Once you have the data downloaded, you can read it into R with read_json():

R

json_data <- read_json("data/SAFI.json")

We can see that a new object called json_data has appeared in our Environment. It is described as a Large list (131 elements). In this current form, our data is messy. You can have a glimpse of it with the head() or view() functions.

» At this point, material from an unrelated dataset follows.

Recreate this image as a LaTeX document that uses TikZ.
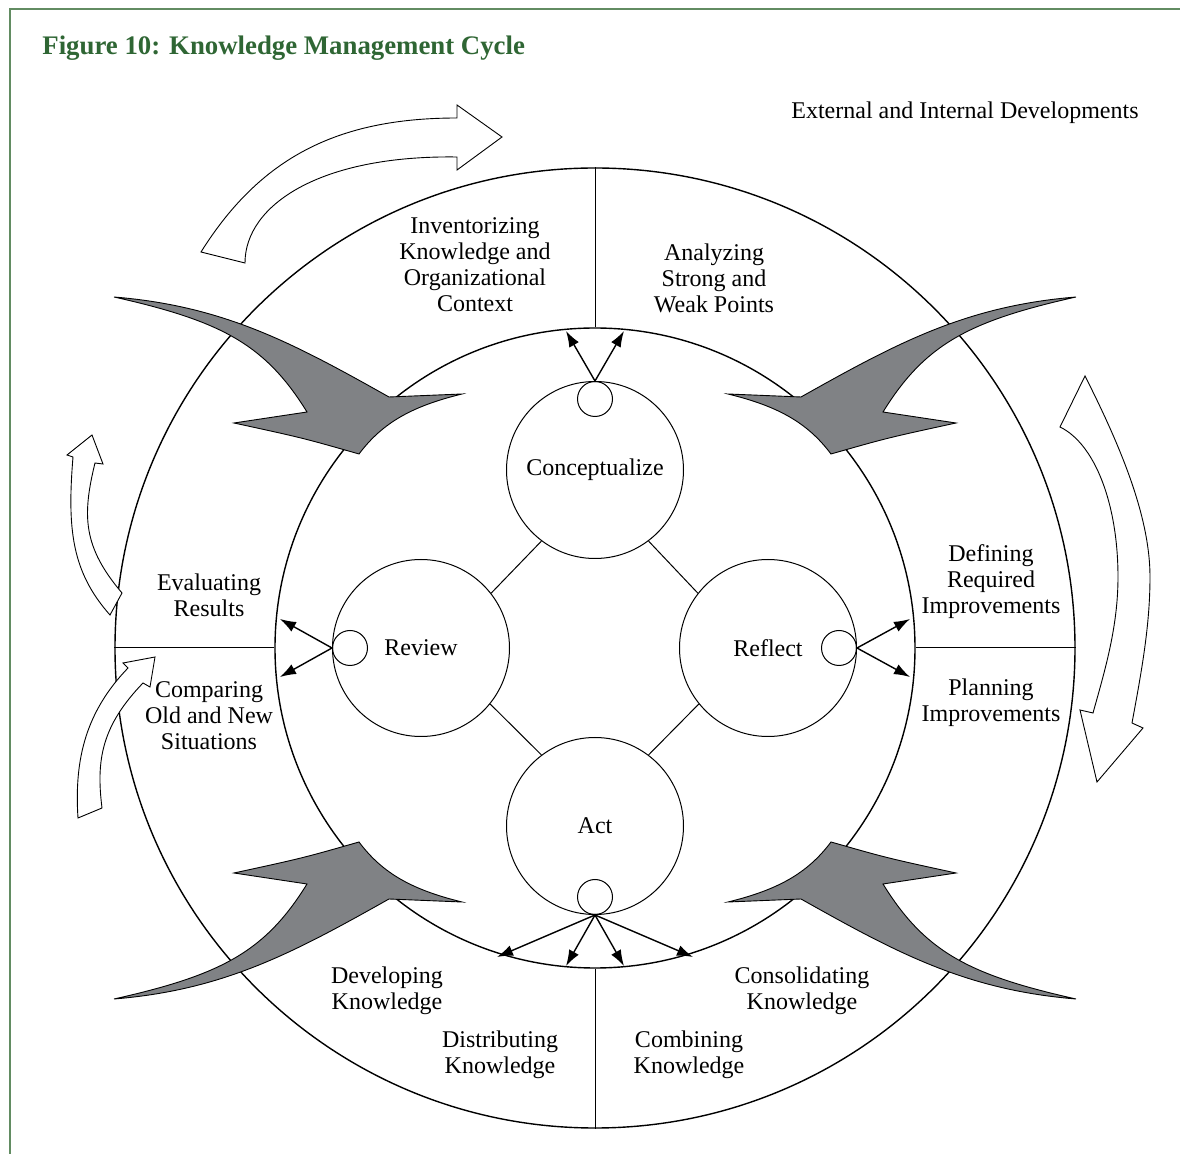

It will look not much more structured than if you were to open the JSON file with a text editor.

This is because, by default, the read_json() function’s parameter simplifyVector, which specifies whether or not to simplify vectors is set to FALSE. This means that the default setting does not simplify nested lists into vectors and data frames. However, we can set this to TRUE, and our data will be read directly as a dataframe:

R

json_data <- read_json("data/SAFI.json", simplifyVector = TRUE)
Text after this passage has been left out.